We passed this mural as we made our way through Fitzroy (curious – as I’d seen this image created in sand in Frankston a few weeks back). We visited the CCP gallery, which showcases contemporary photography. There was a great variety of stuff, from lively photos and paintings of children playing in the run-down Melbourne of the 1950s (by noted artist Robert Rooney) to some elegant monochrome collaged sea and landscapes (Jo Scicluna) and a fun slowed down film of a paint-filled balloon bursting (Steve Carr). I popped in to see Sally, Chris and Iggy in their art-filled flat for an early evening aperitif. Chris spends his rare free time perfecting his baking skills and I got to witness his perfect artisan loaf, all golden and crackly, emerging from the Dutch oven! I went on to ACMI, excitedly hoping to catch an Indonesian film. The auditorium was almost full, and there was a big build up with endless sponsor thank-yous, but when they tried to project the film it didn’t work. After 45 minutes of faffing, which they tried to fill with off-the-cuff quizzes on Indonesian film (sadly not my forte, so I didn’t win anything), they tried again and it still didn’t work so at that stage I sadly slunk off home!
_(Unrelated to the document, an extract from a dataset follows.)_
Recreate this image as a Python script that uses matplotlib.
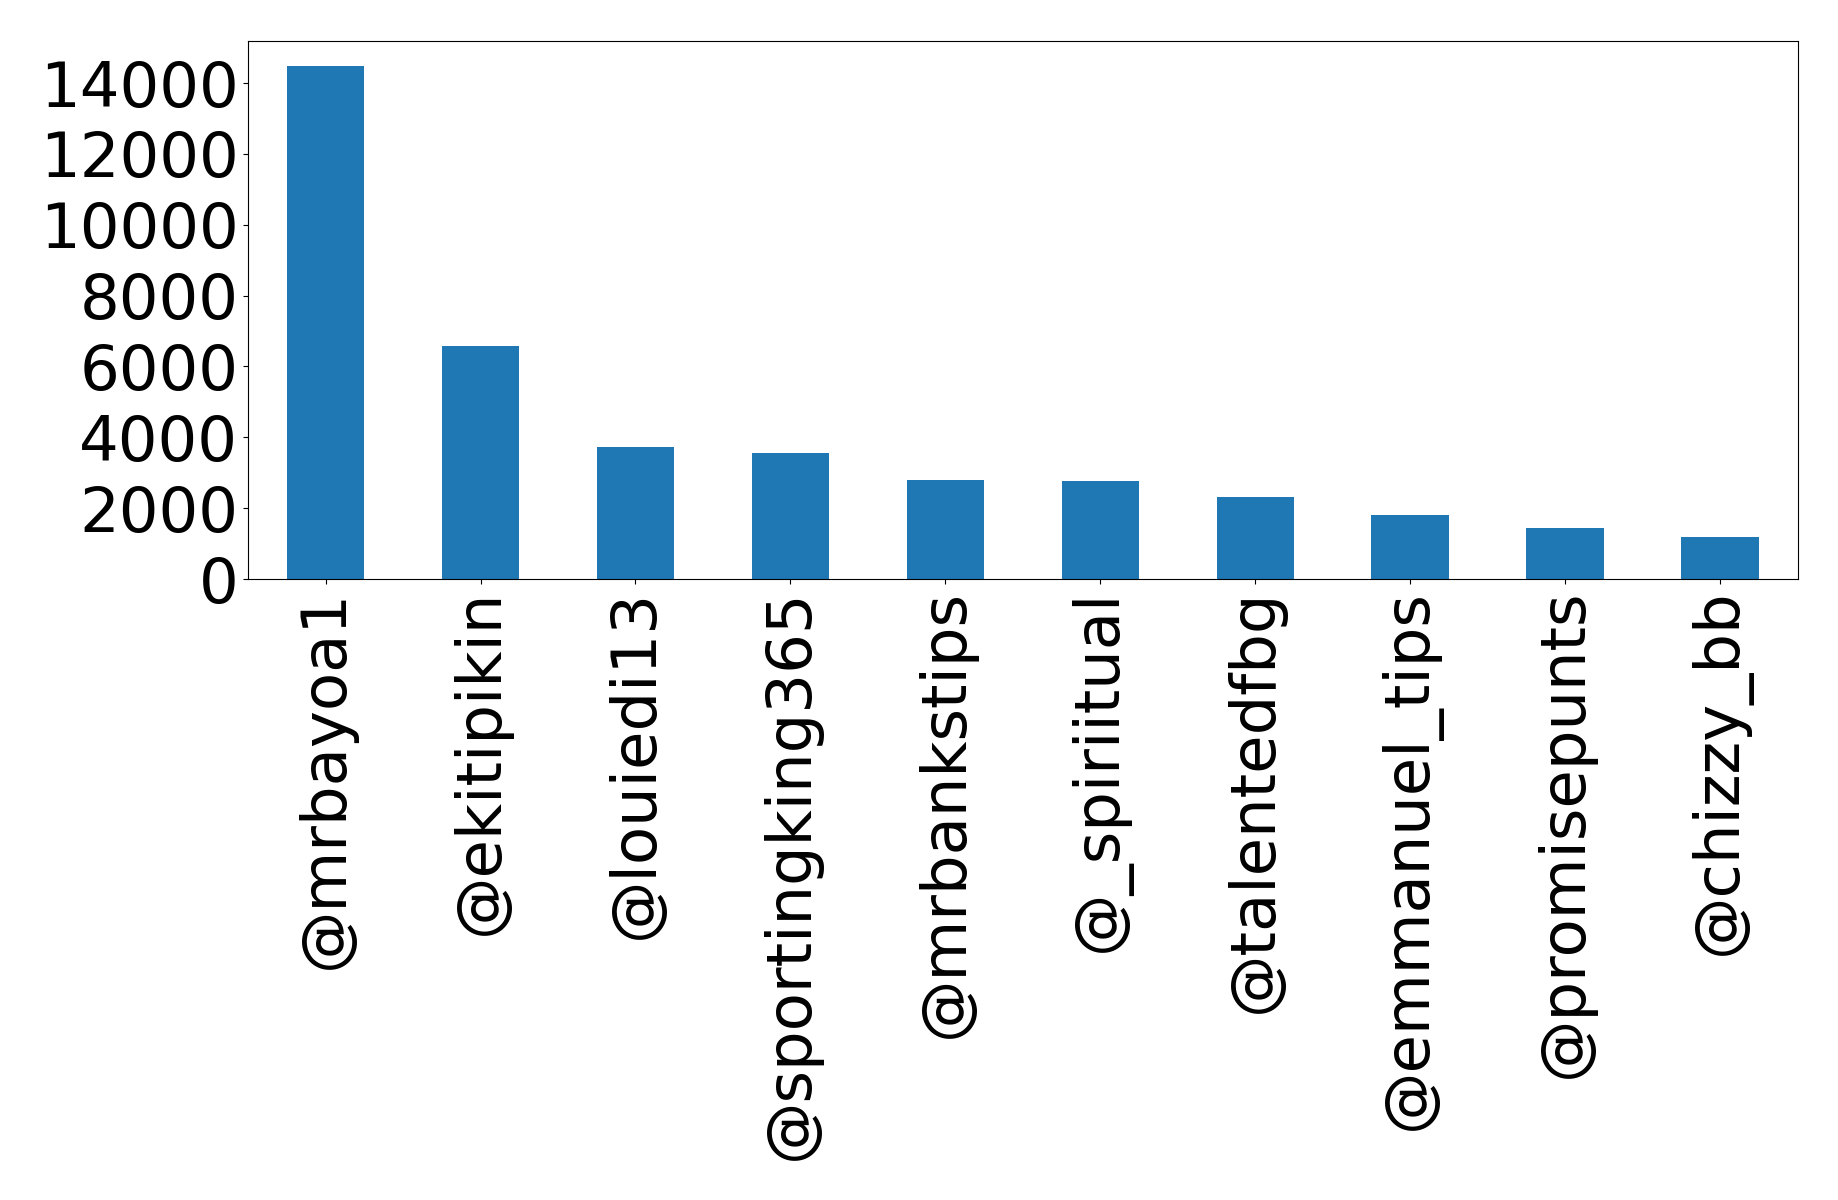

Maisie’s new word this week is digger…
A more successful trip to the Indonesian film festival on Monday, and a fascinating and powerful, if over-long and badly edited documentary. It was entitled ‘Behind the Frequencies’ and uncovered the appalling corruption in the Indonesian media. Although there are hundreds of media channels (television, radio, newspaper, online), they are all owned by a handful of businessmen/politicians, and journalists report what they are told to. The film followed one journalist who decided to make a stand when she was sacked simply for questioning the poor pay and conditions. Her struggle, supported by journalist associations, labour groups, human rights groups etc. was complicated, exhausting and hopeless. The other strand of the film was even more chilling. Suwandi, a spirited victim of a horrific mudflow disaster in East Java caused by the unsafe mining carried out by one of Indonesia’s biggest power companies (whose owner also controls 2 TV channels and is running for government), made an individual protest by walking 300km from his destroyed village to Jakarta to ask the President to pay proper compensation to all those whose lives and livelihoods were destroyed. Suwandi successfully raised the profile of the disaster in the media but was ultimately silenced by the owner of said power company/media companies/potential future Indonesian leader, who forced him to make a television broadcast saying that he was lying, and after that no-one who knew Suwandi ever saw him again.